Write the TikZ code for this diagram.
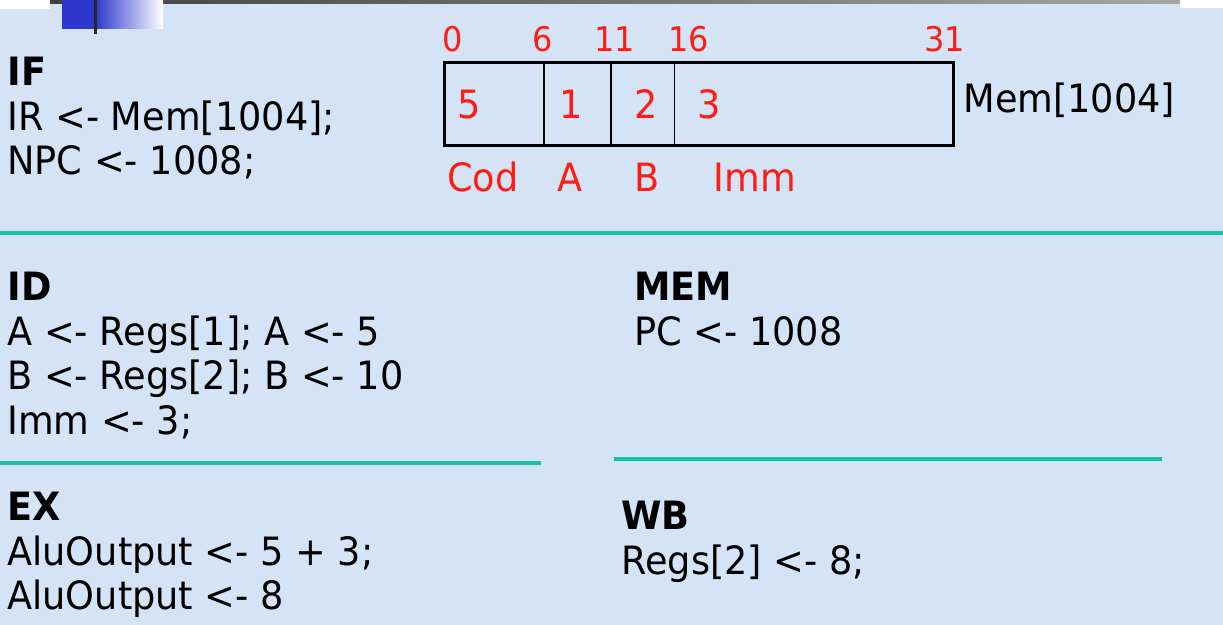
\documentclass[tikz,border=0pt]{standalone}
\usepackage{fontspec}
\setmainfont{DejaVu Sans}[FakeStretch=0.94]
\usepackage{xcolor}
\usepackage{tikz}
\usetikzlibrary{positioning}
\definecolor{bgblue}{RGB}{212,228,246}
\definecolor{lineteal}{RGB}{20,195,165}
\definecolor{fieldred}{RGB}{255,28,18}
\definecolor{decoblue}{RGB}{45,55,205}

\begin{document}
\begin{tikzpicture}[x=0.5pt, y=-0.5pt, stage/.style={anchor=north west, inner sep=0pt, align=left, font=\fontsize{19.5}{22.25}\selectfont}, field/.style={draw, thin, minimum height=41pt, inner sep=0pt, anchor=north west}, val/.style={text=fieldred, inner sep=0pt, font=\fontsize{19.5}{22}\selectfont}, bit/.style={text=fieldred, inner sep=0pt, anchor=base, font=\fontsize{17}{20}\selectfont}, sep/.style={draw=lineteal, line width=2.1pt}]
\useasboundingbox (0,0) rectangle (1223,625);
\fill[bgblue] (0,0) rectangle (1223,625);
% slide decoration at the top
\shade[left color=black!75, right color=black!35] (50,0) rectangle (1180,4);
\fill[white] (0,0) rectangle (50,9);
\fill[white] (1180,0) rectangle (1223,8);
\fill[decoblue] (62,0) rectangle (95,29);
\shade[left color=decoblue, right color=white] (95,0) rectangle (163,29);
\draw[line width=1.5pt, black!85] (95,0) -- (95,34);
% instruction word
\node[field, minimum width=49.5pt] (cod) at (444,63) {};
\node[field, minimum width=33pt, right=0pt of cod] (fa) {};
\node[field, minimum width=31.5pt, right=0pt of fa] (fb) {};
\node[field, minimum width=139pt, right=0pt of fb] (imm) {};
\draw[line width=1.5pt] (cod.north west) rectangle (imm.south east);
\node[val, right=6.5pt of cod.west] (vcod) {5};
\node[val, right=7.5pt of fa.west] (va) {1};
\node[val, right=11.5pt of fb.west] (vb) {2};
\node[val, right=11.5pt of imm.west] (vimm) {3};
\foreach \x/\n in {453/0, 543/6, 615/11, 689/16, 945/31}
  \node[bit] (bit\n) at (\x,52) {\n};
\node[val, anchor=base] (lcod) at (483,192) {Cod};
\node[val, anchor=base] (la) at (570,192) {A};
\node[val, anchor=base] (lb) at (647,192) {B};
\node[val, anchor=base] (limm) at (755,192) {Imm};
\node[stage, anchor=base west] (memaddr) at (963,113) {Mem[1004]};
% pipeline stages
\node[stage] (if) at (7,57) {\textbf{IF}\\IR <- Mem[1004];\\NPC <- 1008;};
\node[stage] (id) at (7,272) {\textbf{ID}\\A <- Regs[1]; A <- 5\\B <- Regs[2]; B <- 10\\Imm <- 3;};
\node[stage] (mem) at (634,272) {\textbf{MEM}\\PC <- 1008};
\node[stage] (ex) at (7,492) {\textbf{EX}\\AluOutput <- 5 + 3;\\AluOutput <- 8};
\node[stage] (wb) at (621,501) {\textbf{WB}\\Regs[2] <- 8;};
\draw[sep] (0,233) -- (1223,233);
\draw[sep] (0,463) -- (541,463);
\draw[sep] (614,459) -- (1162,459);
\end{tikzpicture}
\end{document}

__________________________________________________

• Work to be completed: Leave the images out and output the remaining material exactly as it stands.

• Task result:
Write the TikZ code for this diagram.
\documentclass[tikz,border=0pt]{standalone}
\usepackage{fontspec}
\setmainfont{DejaVu Sans}[FakeStretch=0.94]
\usepackage{xcolor}
\usepackage{tikz}
\usetikzlibrary{positioning}
\definecolor{bgblue}{RGB}{212,228,246}
\definecolor{lineteal}{RGB}{20,195,165}
\definecolor{fieldred}{RGB}{255,28,18}
\definecolor{decoblue}{RGB}{45,55,205}

\begin{document}
\begin{tikzpicture}[x=0.5pt, y=-0.5pt, stage/.style={anchor=north west, inner sep=0pt, align=left, font=\fontsize{19.5}{22.25}\selectfont}, field/.style={draw, thin, minimum height=41pt, inner sep=0pt, anchor=north west}, val/.style={text=fieldred, inner sep=0pt, font=\fontsize{19.5}{22}\selectfont}, bit/.style={text=fieldred, inner sep=0pt, anchor=base, font=\fontsize{17}{20}\selectfont}, sep/.style={draw=lineteal, line width=2.1pt}]
\useasboundingbox (0,0) rectangle (1223,625);
\fill[bgblue] (0,0) rectangle (1223,625);
% slide decoration at the top
\shade[left color=black!75, right color=black!35] (50,0) rectangle (1180,4);
\fill[white] (0,0) rectangle (50,9);
\fill[white] (1180,0) rectangle (1223,8);
\fill[decoblue] (62,0) rectangle (95,29);
\shade[left color=decoblue, right color=white] (95,0) rectangle (163,29);
\draw[line width=1.5pt, black!85] (95,0) -- (95,34);
% instruction word
\node[field, minimum width=49.5pt] (cod) at (444,63) {};
\node[field, minimum width=33pt, right=0pt of cod] (fa) {};
\node[field, minimum width=31.5pt, right=0pt of fa] (fb) {};
\node[field, minimum width=139pt, right=0pt of fb] (imm) {};
\draw[line width=1.5pt] (cod.north west) rectangle (imm.south east);
\node[val, right=6.5pt of cod.west] (vcod) {5};
\node[val, right=7.5pt of fa.west] (va) {1};
\node[val, right=11.5pt of fb.west] (vb) {2};
\node[val, right=11.5pt of imm.west] (vimm) {3};
\foreach \x/\n in {453/0, 543/6, 615/11, 689/16, 945/31}
  \node[bit] (bit\n) at (\x,52) {\n};
\node[val, anchor=base] (lcod) at (483,192) {Cod};
\node[val, anchor=base] (la) at (570,192) {A};
\node[val, anchor=base] (lb) at (647,192) {B};
\node[val, anchor=base] (limm) at (755,192) {Imm};
\node[stage, anchor=base west] (memaddr) at (963,113) {Mem[1004]};
% pipeline stages
\node[stage] (if) at (7,57) {\textbf{IF}\\IR <- Mem[1004];\\NPC <- 1008;};
\node[stage] (id) at (7,272) {\textbf{ID}\\A <- Regs[1]; A <- 5\\B <- Regs[2]; B <- 10\\Imm <- 3;};
\node[stage] (mem) at (634,272) {\textbf{MEM}\\PC <- 1008};
\node[stage] (ex) at (7,492) {\textbf{EX}\\AluOutput <- 5 + 3;\\AluOutput <- 8};
\node[stage] (wb) at (621,501) {\textbf{WB}\\Regs[2] <- 8;};
\draw[sep] (0,233) -- (1223,233);
\draw[sep] (0,463) -- (541,463);
\draw[sep] (614,459) -- (1162,459);
\end{tikzpicture}
\end{document}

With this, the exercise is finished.